In some neighborhoods, she said, yards and playgrounds remain contaminated with lead dust from long-closed battery plants and other factories that used the metal or from lead additives once used in gasoline.

Just a tiny amount of lead, Ms. Huang said, can affect the brain, organ and bone development of young children. Lead levels in blood are measured in micrograms. Though no level is safe, the CDC raises concern at levels above 5 micrograms, an amount so small it takes a high-powered microscope to see it.

To help people understand, Ms. Huang said, “Imagine spreading a packet of sugar evenly over a football field and then testing a square foot of that field for sugar particles. And that’s why parents can miss the problem.”

Ms. Huang said she and her staff seek to educate tenants and landlords about the potential risks of lead poisoning, including holding seminars for first-time public housing tenants.

She said RCHD also works with 51 area pediatric practices that serve most of Richmond’s children to encourage testing of young children for lead. State law and regulations strongly encourage medical providers to test children for lead levels and to report elevated levels of lead to state health officials.

Tests are encouraged at least once a year in the first two years of life, and more frequently when elevated lead levels are detected. However, advocates are disappointed that lead testing has yet to be made mandatory like immunizations from measles and other diseases.

Ms. Huang said her staff seeks to make cursory inspections and offer guidance to families when children are found to have 5 to 9 micrograms of lead in the blood.

For children found with higher levels of lead in their blood, Ms. Huang said case managers are assigned to assist the families on ways to secure treatment and to use healthy foods to help reduce the levels of lead in their children’s blood.

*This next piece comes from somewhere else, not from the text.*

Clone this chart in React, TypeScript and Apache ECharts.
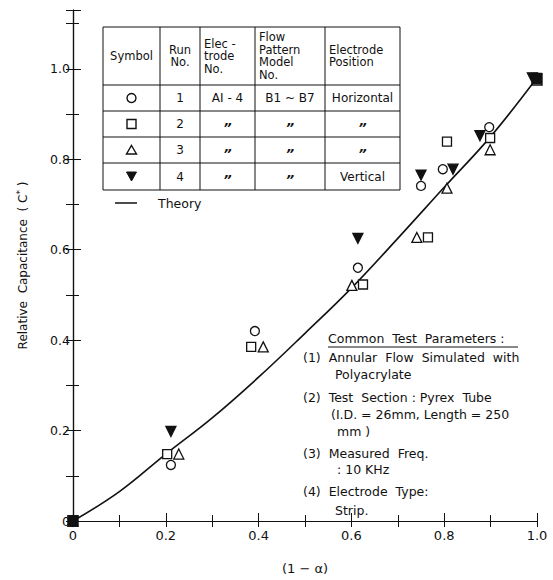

RCHD also pursues landlords and homeowners to get lead paint or other lead sources removed or remediated if a child is discovered to have blood lead levels of 10 micrograms or more. If a home is found to pose an imminent public health threat because of a lead hazard, then the Richmond City Health District has the authority to condemn the property.

RCHD also is working with the city building inspector to ensure that contractors renovating buildings understand and follow federal renovation, repair and painting rules when dealing with lead-based paint or other materials, she said.

Ms. Huang said that RCHD has three full-time employees assigned to the lead program, but has been able to do more because the Centers for Disease Control provides three additional people to work with the Lead Safe & Healthy Homes Initiative.

But the effort is insufficient, said Richmonder Zakia Shabazz, a family advocate who founded United Parents Against Lead after her son was found to have lead poisoning in the early 1990s. She has led the group for 20 years.

“There’s a lot of inaction in my viewpoint,” said Ms. Shabazz. “The Health District is still using children as lead detectors. They won’t inspect until a child is found to have elevated lead levels. They are not doing enough to be proactive. There is no reason they have to wait to do inspections until a child is poisoned.”

She also is disappointed at the city’s failure to go after federal grants to beef up its lead program and gain funding to remediate lead paint.

Families often are trapped in homes where their children are exposed to lead hazards because they cannot afford to move, she said.

Her group used to offer a lead-free apartment where families could live temporarily until they could relocate, but it had to end the program.

“This is really needed,” Ms. Shabazz said, and it’s evidence that the problem is downplayed.

Her hope is that the crisis in Flint will raise awareness and show the “need to get serious about eradicating the hazard of lead in our lifetime.”